Your job is to return the lines between the line holding "Give me the TikZ source for this diagram." and the line holding "(orig) -- (loend);", inclusive, exactly and with no pictures.

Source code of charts
======

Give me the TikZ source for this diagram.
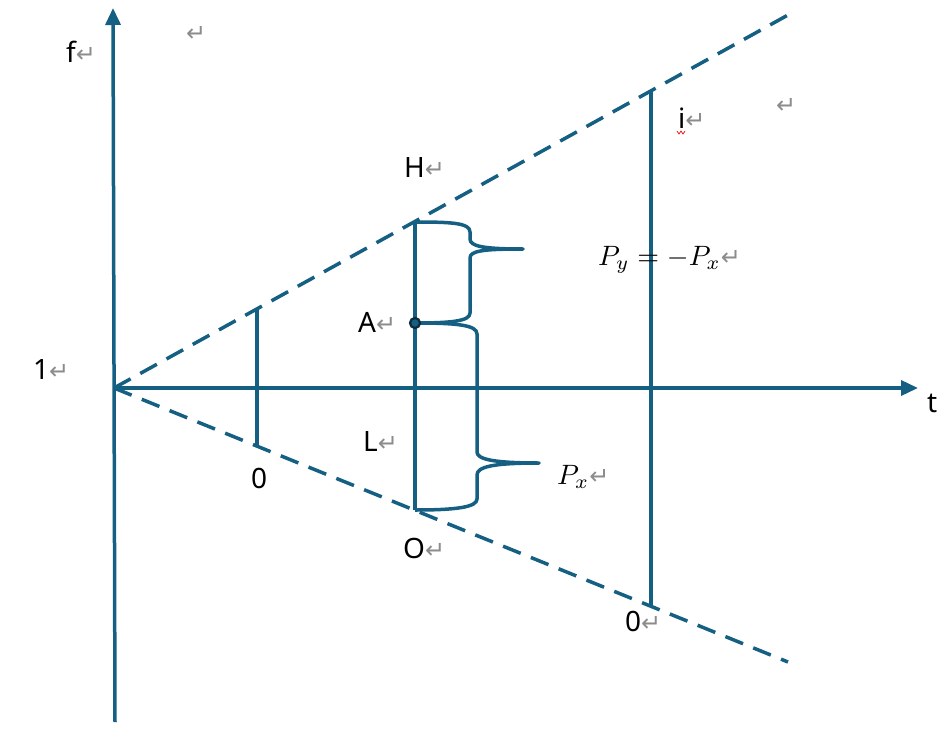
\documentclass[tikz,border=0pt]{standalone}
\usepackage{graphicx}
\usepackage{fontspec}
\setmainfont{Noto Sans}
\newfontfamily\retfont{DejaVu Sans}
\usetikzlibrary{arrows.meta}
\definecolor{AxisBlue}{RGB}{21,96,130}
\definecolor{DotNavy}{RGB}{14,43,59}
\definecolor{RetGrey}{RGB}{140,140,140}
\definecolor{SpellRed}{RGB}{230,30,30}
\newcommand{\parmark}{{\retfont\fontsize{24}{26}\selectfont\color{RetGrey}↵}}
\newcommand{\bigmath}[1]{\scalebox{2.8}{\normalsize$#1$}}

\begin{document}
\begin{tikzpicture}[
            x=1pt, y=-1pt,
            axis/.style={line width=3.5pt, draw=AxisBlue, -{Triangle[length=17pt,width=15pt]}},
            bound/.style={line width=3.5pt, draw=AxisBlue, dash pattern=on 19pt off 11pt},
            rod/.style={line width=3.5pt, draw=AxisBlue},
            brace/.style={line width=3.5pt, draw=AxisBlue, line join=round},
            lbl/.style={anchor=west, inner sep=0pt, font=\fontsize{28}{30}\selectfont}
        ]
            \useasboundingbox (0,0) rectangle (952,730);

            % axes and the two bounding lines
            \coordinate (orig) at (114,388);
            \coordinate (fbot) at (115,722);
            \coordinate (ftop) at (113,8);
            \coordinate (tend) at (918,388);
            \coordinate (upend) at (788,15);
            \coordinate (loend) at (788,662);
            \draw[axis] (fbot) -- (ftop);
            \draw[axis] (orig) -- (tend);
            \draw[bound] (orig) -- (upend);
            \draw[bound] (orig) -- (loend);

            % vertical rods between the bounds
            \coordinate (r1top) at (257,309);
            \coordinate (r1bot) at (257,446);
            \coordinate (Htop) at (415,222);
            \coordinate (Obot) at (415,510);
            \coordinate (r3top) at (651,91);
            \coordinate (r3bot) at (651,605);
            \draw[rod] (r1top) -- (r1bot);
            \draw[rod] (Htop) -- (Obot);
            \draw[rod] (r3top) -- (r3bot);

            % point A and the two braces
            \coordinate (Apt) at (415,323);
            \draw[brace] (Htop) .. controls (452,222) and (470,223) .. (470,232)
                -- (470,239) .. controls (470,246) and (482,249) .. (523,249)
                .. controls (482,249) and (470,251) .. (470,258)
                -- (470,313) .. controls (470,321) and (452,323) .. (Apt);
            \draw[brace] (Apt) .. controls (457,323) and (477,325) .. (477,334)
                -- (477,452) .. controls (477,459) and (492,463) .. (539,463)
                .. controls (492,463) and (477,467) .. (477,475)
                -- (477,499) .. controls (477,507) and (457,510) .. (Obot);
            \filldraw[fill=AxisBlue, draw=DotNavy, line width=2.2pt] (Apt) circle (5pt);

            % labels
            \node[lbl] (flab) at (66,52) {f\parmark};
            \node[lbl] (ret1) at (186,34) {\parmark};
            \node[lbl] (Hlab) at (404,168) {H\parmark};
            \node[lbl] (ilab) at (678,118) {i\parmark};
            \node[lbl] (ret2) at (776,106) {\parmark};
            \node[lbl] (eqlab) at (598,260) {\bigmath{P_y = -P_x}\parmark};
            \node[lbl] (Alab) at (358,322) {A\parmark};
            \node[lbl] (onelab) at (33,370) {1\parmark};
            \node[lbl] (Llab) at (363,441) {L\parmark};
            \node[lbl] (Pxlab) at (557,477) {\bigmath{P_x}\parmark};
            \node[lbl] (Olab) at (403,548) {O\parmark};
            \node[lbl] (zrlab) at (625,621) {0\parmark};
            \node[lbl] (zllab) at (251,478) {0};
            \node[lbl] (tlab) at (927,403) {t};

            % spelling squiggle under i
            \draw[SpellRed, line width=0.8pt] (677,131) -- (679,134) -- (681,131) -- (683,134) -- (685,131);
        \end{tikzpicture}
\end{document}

======

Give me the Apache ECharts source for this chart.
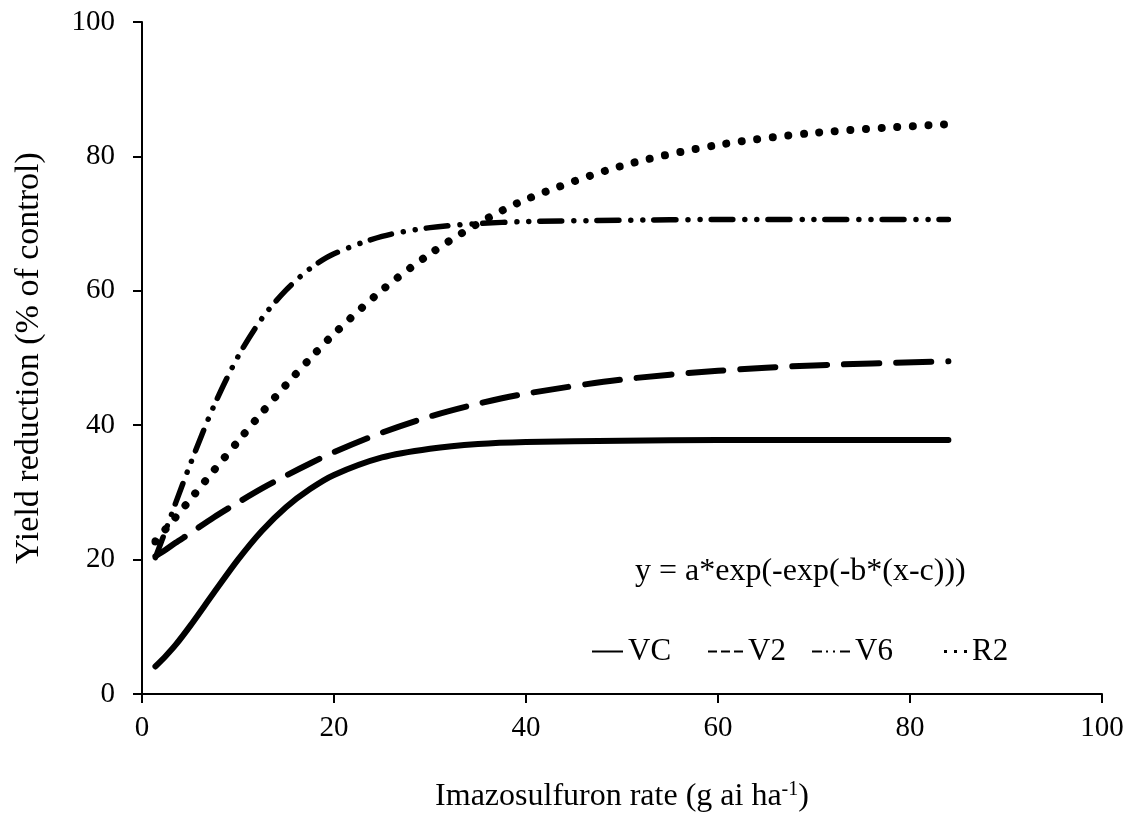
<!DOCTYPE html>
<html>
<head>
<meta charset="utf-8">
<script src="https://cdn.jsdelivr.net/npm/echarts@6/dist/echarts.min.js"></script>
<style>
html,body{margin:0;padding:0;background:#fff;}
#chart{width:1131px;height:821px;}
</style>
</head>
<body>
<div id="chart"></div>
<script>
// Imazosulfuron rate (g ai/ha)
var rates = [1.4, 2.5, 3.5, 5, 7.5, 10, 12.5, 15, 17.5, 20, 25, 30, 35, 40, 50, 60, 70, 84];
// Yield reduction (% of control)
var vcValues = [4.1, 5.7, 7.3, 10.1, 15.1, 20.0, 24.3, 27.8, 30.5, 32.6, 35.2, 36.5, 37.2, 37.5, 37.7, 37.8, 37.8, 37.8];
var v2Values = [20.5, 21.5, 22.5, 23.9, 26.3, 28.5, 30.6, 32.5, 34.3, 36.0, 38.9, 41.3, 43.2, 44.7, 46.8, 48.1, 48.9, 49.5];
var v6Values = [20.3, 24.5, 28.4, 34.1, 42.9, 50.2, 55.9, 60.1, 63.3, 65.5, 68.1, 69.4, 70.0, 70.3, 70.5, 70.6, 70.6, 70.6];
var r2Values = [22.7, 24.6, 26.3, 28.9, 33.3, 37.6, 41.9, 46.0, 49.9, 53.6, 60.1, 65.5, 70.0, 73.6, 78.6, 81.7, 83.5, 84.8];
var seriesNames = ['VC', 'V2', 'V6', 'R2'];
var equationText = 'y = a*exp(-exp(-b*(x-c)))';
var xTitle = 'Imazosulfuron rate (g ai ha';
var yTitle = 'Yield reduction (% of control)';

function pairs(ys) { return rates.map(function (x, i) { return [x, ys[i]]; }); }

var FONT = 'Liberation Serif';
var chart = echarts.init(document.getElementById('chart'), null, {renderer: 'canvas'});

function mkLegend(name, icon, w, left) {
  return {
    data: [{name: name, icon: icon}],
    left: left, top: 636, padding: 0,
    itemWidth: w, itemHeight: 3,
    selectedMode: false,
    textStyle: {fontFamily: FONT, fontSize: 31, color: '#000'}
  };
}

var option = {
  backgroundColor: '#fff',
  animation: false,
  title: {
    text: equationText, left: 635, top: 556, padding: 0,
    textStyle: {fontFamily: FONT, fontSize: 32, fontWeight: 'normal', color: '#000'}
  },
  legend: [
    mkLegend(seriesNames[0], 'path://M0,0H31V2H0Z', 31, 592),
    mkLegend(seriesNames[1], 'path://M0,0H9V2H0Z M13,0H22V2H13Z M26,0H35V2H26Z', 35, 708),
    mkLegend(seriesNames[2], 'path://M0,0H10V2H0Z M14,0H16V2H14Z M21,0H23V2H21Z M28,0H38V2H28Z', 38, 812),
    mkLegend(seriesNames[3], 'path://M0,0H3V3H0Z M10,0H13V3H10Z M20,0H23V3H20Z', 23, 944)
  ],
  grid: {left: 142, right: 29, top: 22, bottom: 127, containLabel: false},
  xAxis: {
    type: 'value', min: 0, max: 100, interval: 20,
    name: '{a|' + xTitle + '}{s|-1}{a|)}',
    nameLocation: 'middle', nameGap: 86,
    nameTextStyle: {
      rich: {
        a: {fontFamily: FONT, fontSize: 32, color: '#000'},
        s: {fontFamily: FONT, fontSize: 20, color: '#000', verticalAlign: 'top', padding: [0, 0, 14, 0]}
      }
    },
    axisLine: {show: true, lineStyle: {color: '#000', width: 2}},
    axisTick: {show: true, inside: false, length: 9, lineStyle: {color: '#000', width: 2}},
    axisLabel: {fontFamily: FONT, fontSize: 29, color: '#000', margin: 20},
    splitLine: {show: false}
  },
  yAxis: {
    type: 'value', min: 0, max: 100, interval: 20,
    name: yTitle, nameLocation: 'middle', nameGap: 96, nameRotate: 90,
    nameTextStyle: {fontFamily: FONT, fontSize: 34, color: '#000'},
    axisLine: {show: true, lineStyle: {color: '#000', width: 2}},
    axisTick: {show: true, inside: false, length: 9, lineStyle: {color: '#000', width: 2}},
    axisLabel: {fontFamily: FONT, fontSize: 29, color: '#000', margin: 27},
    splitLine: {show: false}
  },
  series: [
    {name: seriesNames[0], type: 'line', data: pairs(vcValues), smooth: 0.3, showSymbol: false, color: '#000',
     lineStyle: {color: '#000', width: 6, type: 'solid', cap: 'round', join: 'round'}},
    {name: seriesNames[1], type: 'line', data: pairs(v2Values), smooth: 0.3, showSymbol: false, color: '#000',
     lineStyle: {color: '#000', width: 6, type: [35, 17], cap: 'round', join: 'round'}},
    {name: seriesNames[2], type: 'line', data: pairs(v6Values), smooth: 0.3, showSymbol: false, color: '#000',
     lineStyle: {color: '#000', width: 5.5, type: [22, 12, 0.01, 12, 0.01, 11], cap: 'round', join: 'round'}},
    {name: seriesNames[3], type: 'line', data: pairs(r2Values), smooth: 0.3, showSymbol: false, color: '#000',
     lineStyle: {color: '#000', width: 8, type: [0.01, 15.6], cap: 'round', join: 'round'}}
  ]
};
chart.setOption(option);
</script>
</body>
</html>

======

* **WRITTEN RESPONSE**:
Give me the TikZ source for this diagram.
\documentclass[tikz,border=0pt]{standalone}
\usepackage{graphicx}
\usepackage{fontspec}
\setmainfont{Noto Sans}
\newfontfamily\retfont{DejaVu Sans}
\usetikzlibrary{arrows.meta}
\definecolor{AxisBlue}{RGB}{21,96,130}
\definecolor{DotNavy}{RGB}{14,43,59}
\definecolor{RetGrey}{RGB}{140,140,140}
\definecolor{SpellRed}{RGB}{230,30,30}
\newcommand{\parmark}{{\retfont\fontsize{24}{26}\selectfont\color{RetGrey}↵}}
\newcommand{\bigmath}[1]{\scalebox{2.8}{\normalsize$#1$}}

\begin{document}
\begin{tikzpicture}[
            x=1pt, y=-1pt,
            axis/.style={line width=3.5pt, draw=AxisBlue, -{Triangle[length=17pt,width=15pt]}},
            bound/.style={line width=3.5pt, draw=AxisBlue, dash pattern=on 19pt off 11pt},
            rod/.style={line width=3.5pt, draw=AxisBlue},
            brace/.style={line width=3.5pt, draw=AxisBlue, line join=round},
            lbl/.style={anchor=west, inner sep=0pt, font=\fontsize{28}{30}\selectfont}
        ]
            \useasboundingbox (0,0) rectangle (952,730);

            % axes and the two bounding lines
            \coordinate (orig) at (114,388);
            \coordinate (fbot) at (115,722);
            \coordinate (ftop) at (113,8);
            \coordinate (tend) at (918,388);
            \coordinate (upend) at (788,15);
            \coordinate (loend) at (788,662);
            \draw[axis] (fbot) -- (ftop);
            \draw[axis] (orig) -- (tend);
            \draw[bound] (orig) -- (upend);
            \draw[bound] (orig) -- (loend);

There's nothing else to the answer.